====== Supplied data
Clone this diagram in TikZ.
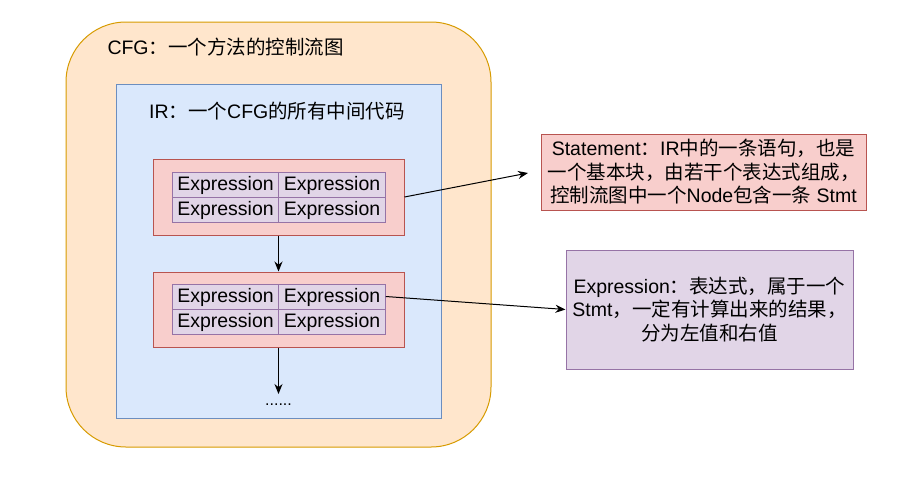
\documentclass[tikz,border=0pt]{standalone}
\usepackage{fontspec}
\setmainfont{Liberation Sans}
\newfontfamily\cjk{Noto Sans CJK SC}
\newcommand\zh[1]{{\cjk #1}}
\usetikzlibrary{arrows.meta}
\definecolor{cfgfill}{HTML}{FFE6CC}\definecolor{cfgline}{HTML}{D79B00}
\definecolor{irfill}{HTML}{DAE8FC}\definecolor{irline}{HTML}{6C8EBF}
\definecolor{stfill}{HTML}{F8CECC}\definecolor{stline}{HTML}{B85450}
\definecolor{exfill}{HTML}{E1D5E7}\definecolor{exline}{HTML}{9673A6}
\tikzset{
  stmtbox/.style={draw=stline,fill=stfill,inner sep=0pt},
  exprcell/.style={draw=exline,fill=exfill,inner sep=0pt,minimum width=106.5pt,minimum height=25pt,text height=14pt,text depth=3pt},
}

\begin{document}
\begin{tikzpicture}[x=1pt,y=-1pt,line width=1pt,>={Stealth[length=10pt,width=8pt]},
  every node/.style={font=\fontsize{19.5}{23.5}\selectfont}]
\useasboundingbox (0,0) rectangle (905,488);
\node[draw=cfgline,fill=cfgfill,rounded corners=60pt,minimum width=425pt,minimum height=425pt] (cfg) at (278.5,234.5) {};
\node[anchor=west,inner sep=0pt] (cfglabel) at (107,47) {CFG\zh{：一个方法的控制流图}};
\node[draw=irline,fill=irfill,minimum width=325pt,minimum height=334pt] (ir) at (278.5,251) {};
\node[inner sep=0pt] (irlabel) at (277,111) {IR\zh{：一个}CFG\zh{的所有中间代码}};
% two statements, each a 2x2 block of expressions
\node[stmtbox,minimum width=251pt,minimum height=76pt] (stmtA) at (278.5,197) {};
\node[stmtbox,minimum width=251pt,minimum height=75pt] (stmtB) at (278.5,309.5) {};
\foreach \r/\ya/\yb in {1/184.5/296.5,2/209.5/321.5}
  \foreach \c/\x in {1/225.5,2/332}{
    \node[exprcell] (a\r\c) at (\x,\ya) {Expression};
    \node[exprcell] (b\r\c) at (\x,\yb) {Expression};
  }
\node[inner sep=0pt,text height=11pt,anchor=north,font=\fontsize{16}{18}\selectfont] (more) at (278.5,394) {......};
\draw[->](stmtA.south)--(stmtB.north);\draw[->](stmtB.south)--(more.north);
% notes on the right
\node[stmtbox,minimum width=325pt,minimum height=76pt,align=center] (stmtnote) at (703.5,172)
  {Statement\zh{：}IR\zh{中的一条语句，也是}\\\zh{一个基本块，由若干个表达式组成，}\\\zh{控制流图中一个}Node\zh{包含一条} Stmt};
\node[draw=exline,fill=exfill,inner sep=0pt,minimum width=287pt,minimum height=119pt,align=center] (exprnote) at (709.5,309.5)
  {Expression\zh{：表达式，属于一个}\\Stmt\zh{，一定有计算出来的结果，}\\\zh{分为左值和右值}};
\coordinate (stmttip) at (528,173);
\draw[->](stmtA.east)--(stmttip);\draw[->](b12.east)--(exprnote.west);
\end{tikzpicture}
\end{document}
============
## [Goal]
Reproduce the whole listing above word for word, but not its pictures.

## [Solved exercise]
Clone this diagram in TikZ.
\documentclass[tikz,border=0pt]{standalone}
\usepackage{fontspec}
\setmainfont{Liberation Sans}
\newfontfamily\cjk{Noto Sans CJK SC}
\newcommand\zh[1]{{\cjk #1}}
\usetikzlibrary{arrows.meta}
\definecolor{cfgfill}{HTML}{FFE6CC}\definecolor{cfgline}{HTML}{D79B00}
\definecolor{irfill}{HTML}{DAE8FC}\definecolor{irline}{HTML}{6C8EBF}
\definecolor{stfill}{HTML}{F8CECC}\definecolor{stline}{HTML}{B85450}
\definecolor{exfill}{HTML}{E1D5E7}\definecolor{exline}{HTML}{9673A6}
\tikzset{
  stmtbox/.style={draw=stline,fill=stfill,inner sep=0pt},
  exprcell/.style={draw=exline,fill=exfill,inner sep=0pt,minimum width=106.5pt,minimum height=25pt,text height=14pt,text depth=3pt},
}

\begin{document}
\begin{tikzpicture}[x=1pt,y=-1pt,line width=1pt,>={Stealth[length=10pt,width=8pt]},
  every node/.style={font=\fontsize{19.5}{23.5}\selectfont}]
\useasboundingbox (0,0) rectangle (905,488);
\node[draw=cfgline,fill=cfgfill,rounded corners=60pt,minimum width=425pt,minimum height=425pt] (cfg) at (278.5,234.5) {};
\node[anchor=west,inner sep=0pt] (cfglabel) at (107,47) {CFG\zh{：一个方法的控制流图}};
\node[draw=irline,fill=irfill,minimum width=325pt,minimum height=334pt] (ir) at (278.5,251) {};
\node[inner sep=0pt] (irlabel) at (277,111) {IR\zh{：一个}CFG\zh{的所有中间代码}};
% two statements, each a 2x2 block of expressions
\node[stmtbox,minimum width=251pt,minimum height=76pt] (stmtA) at (278.5,197) {};
\node[stmtbox,minimum width=251pt,minimum height=75pt] (stmtB) at (278.5,309.5) {};
\foreach \r/\ya/\yb in {1/184.5/296.5,2/209.5/321.5}
  \foreach \c/\x in {1/225.5,2/332}{
    \node[exprcell] (a\r\c) at (\x,\ya) {Expression};
    \node[exprcell] (b\r\c) at (\x,\yb) {Expression};
  }
\node[inner sep=0pt,text height=11pt,anchor=north,font=\fontsize{16}{18}\selectfont] (more) at (278.5,394) {......};
\draw[->](stmtA.south)--(stmtB.north);\draw[->](stmtB.south)--(more.north);
% notes on the right
\node[stmtbox,minimum width=325pt,minimum height=76pt,align=center] (stmtnote) at (703.5,172)
  {Statement\zh{：}IR\zh{中的一条语句，也是}\\\zh{一个基本块，由若干个表达式组成，}\\\zh{控制流图中一个}Node\zh{包含一条} Stmt};
\node[draw=exline,fill=exfill,inner sep=0pt,minimum width=287pt,minimum height=119pt,align=center] (exprnote) at (709.5,309.5)
  {Expression\zh{：表达式，属于一个}\\Stmt\zh{，一定有计算出来的结果，}\\\zh{分为左值和右值}};
\coordinate (stmttip) at (528,173);
\draw[->](stmtA.east)--(stmttip);\draw[->](b12.east)--(exprnote.west);
\end{tikzpicture}
\end{document}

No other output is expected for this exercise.